• **PROVIDED DATA**:
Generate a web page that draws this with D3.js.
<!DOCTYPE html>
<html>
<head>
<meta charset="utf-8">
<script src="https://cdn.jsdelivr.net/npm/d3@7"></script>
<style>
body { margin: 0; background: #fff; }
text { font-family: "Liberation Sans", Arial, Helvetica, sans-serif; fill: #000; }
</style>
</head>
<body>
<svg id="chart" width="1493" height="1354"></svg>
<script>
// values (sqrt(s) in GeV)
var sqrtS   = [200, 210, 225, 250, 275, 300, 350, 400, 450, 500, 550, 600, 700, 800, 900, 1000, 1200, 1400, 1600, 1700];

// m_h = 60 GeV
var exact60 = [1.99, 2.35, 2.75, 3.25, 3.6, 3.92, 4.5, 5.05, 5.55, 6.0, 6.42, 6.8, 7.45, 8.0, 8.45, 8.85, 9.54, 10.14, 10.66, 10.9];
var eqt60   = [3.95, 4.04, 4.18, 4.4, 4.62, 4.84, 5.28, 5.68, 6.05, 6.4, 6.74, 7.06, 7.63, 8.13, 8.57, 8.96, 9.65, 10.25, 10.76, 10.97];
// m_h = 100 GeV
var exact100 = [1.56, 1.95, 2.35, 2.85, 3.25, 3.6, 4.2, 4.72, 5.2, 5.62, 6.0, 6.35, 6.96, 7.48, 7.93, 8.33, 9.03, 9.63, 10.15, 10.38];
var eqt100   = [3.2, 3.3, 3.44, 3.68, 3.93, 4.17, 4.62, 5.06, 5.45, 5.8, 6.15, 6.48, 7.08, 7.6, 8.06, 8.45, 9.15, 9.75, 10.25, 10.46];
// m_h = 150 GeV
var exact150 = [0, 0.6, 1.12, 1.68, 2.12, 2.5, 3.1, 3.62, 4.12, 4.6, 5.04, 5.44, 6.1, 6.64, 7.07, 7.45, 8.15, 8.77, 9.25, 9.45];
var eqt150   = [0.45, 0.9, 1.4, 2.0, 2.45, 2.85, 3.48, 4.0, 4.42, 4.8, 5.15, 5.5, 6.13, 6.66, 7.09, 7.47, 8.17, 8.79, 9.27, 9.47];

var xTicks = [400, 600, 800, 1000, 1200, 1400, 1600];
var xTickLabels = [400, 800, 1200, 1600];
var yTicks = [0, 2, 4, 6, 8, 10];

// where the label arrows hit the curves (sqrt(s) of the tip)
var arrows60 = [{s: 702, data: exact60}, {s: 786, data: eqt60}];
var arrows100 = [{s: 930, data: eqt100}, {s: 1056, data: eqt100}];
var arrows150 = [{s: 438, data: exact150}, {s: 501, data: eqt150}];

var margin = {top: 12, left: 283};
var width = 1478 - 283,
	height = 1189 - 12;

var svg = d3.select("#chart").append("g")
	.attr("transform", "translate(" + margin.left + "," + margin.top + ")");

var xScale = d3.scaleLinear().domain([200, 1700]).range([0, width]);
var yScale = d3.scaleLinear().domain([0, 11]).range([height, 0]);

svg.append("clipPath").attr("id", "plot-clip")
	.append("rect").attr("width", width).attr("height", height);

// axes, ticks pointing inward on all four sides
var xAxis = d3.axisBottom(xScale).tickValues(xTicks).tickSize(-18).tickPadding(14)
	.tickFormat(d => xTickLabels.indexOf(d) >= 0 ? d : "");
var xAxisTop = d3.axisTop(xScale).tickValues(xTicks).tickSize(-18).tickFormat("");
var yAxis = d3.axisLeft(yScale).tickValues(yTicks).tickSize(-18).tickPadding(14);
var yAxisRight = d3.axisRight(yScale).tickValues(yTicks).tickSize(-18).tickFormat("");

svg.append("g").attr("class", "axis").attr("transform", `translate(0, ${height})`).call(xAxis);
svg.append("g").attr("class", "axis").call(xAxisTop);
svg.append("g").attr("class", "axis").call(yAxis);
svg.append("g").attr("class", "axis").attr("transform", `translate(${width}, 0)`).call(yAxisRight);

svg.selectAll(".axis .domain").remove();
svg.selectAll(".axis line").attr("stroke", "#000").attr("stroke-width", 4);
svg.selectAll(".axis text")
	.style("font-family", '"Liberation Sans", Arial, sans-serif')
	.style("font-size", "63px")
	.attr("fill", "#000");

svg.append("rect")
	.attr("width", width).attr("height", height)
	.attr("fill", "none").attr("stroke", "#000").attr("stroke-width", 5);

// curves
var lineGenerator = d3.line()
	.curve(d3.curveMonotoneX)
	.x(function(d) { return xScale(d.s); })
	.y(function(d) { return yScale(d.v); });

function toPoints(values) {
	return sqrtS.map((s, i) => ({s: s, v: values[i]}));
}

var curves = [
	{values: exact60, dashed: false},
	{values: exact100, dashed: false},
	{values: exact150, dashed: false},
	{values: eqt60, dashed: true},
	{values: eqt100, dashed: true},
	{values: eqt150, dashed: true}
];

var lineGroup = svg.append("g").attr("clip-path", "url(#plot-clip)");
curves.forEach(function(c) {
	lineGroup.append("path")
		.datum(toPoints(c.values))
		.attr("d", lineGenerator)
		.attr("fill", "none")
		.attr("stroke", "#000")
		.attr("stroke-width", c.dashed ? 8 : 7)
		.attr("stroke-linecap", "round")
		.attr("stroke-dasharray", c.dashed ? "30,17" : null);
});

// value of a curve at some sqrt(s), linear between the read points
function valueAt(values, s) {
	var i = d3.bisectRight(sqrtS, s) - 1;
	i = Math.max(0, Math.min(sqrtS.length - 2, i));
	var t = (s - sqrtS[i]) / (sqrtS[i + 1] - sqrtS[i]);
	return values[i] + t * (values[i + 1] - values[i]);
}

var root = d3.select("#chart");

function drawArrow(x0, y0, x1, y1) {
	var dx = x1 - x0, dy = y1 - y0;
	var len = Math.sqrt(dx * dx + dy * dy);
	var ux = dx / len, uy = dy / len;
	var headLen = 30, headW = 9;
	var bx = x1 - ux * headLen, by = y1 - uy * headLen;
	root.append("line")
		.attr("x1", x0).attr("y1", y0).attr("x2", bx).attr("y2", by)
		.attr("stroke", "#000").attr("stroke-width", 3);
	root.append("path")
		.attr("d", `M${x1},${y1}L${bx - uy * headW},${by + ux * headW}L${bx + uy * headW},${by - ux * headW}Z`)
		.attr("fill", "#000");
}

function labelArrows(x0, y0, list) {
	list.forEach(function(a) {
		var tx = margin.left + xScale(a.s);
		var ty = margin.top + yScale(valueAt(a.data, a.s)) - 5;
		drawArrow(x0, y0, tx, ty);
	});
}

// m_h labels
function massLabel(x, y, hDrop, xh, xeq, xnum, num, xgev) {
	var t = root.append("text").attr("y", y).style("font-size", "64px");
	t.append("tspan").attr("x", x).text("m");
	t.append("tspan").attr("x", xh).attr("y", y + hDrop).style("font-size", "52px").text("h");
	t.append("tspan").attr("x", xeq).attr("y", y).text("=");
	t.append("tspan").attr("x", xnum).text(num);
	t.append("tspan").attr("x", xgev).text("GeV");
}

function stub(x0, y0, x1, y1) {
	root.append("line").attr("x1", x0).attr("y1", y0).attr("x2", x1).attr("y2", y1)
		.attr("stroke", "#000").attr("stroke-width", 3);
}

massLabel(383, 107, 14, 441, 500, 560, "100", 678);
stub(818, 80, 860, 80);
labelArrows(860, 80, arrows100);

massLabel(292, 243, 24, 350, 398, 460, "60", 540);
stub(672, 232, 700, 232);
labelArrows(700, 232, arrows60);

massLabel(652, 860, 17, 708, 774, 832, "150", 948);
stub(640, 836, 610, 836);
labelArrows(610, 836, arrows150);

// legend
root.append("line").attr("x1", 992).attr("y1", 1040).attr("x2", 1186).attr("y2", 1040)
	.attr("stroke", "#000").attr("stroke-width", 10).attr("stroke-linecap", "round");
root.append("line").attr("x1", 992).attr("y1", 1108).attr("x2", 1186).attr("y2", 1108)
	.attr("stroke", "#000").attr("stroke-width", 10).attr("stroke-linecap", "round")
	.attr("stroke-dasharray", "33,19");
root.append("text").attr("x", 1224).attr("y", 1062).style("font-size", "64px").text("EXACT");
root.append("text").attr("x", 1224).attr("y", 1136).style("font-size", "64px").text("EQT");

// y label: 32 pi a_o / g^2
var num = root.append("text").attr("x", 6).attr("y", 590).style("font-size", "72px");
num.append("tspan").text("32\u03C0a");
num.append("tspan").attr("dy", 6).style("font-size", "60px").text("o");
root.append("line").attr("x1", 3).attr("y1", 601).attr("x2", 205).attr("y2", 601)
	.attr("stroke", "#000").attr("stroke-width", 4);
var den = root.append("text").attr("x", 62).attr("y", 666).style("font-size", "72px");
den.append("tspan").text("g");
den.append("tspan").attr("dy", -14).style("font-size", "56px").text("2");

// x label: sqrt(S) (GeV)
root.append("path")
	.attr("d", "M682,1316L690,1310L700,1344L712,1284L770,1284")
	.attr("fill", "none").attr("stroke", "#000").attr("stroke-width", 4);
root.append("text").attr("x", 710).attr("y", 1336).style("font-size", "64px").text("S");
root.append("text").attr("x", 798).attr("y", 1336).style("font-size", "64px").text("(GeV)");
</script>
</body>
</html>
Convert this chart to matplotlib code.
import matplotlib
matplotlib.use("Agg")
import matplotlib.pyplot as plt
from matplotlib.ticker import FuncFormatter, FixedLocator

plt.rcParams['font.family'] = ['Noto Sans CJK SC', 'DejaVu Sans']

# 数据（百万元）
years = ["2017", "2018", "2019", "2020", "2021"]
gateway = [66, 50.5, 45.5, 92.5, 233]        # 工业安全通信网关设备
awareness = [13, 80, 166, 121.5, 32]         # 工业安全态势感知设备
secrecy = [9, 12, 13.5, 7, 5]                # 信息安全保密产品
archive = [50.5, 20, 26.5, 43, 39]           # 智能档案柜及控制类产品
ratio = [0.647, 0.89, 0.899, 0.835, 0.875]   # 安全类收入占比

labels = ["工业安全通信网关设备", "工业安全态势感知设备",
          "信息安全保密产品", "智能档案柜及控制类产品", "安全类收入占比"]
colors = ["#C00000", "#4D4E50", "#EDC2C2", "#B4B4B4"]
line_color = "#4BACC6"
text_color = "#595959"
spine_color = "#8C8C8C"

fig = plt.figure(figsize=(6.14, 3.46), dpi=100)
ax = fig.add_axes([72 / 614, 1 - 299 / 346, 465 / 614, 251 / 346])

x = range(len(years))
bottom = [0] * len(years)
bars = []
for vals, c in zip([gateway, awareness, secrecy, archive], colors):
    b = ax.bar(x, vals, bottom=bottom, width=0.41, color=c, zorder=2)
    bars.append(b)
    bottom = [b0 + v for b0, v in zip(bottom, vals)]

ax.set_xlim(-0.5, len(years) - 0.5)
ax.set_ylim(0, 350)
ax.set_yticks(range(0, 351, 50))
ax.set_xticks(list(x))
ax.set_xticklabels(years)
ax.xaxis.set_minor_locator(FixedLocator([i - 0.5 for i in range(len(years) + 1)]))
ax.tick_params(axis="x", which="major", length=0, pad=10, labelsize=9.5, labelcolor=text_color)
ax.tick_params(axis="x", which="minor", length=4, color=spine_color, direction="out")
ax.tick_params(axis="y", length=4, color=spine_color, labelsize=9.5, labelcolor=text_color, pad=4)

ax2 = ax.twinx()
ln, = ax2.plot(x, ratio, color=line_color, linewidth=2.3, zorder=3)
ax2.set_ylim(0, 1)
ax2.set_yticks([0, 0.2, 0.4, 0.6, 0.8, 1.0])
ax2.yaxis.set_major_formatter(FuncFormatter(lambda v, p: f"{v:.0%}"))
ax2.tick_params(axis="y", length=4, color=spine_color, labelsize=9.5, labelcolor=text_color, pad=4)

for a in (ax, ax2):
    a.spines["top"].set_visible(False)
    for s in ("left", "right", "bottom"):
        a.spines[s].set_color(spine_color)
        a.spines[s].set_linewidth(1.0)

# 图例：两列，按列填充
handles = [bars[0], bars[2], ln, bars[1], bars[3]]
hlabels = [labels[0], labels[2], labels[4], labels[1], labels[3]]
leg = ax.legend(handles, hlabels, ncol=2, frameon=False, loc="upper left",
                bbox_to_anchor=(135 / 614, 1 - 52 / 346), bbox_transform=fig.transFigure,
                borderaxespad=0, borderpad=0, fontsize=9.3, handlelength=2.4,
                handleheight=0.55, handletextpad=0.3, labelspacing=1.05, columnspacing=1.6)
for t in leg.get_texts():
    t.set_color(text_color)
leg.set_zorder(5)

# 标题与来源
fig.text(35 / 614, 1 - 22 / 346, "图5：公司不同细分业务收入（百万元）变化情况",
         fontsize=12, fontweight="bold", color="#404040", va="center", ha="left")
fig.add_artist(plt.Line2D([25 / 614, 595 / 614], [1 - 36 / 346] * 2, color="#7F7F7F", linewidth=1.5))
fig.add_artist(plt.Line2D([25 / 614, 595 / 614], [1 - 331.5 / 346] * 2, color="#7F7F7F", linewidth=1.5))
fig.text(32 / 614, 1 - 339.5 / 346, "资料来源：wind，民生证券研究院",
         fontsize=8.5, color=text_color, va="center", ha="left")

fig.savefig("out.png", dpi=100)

• **REQUIREMENTS**: Within the listing above, locate the line containing "Convert this chart to matplotlib code." and the line containing "ax = fig.add_axes([72". Reproduce those two lines and all lines between them exactly, with nothing added.

• **THE REPLY**:
Convert this chart to matplotlib code.
import matplotlib
matplotlib.use("Agg")
import matplotlib.pyplot as plt
from matplotlib.ticker import FuncFormatter, FixedLocator

plt.rcParams['font.family'] = ['Noto Sans CJK SC', 'DejaVu Sans']

# 数据（百万元）
years = ["2017", "2018", "2019", "2020", "2021"]
gateway = [66, 50.5, 45.5, 92.5, 233]        # 工业安全通信网关设备
awareness = [13, 80, 166, 121.5, 32]         # 工业安全态势感知设备
secrecy = [9, 12, 13.5, 7, 5]                # 信息安全保密产品
archive = [50.5, 20, 26.5, 43, 39]           # 智能档案柜及控制类产品
ratio = [0.647, 0.89, 0.899, 0.835, 0.875]   # 安全类收入占比

labels = ["工业安全通信网关设备", "工业安全态势感知设备",
          "信息安全保密产品", "智能档案柜及控制类产品", "安全类收入占比"]
colors = ["#C00000", "#4D4E50", "#EDC2C2", "#B4B4B4"]
line_color = "#4BACC6"
text_color = "#595959"
spine_color = "#8C8C8C"

fig = plt.figure(figsize=(6.14, 3.46), dpi=100)
ax = fig.add_axes([72 / 614, 1 - 299 / 346, 465 / 614, 251 / 346])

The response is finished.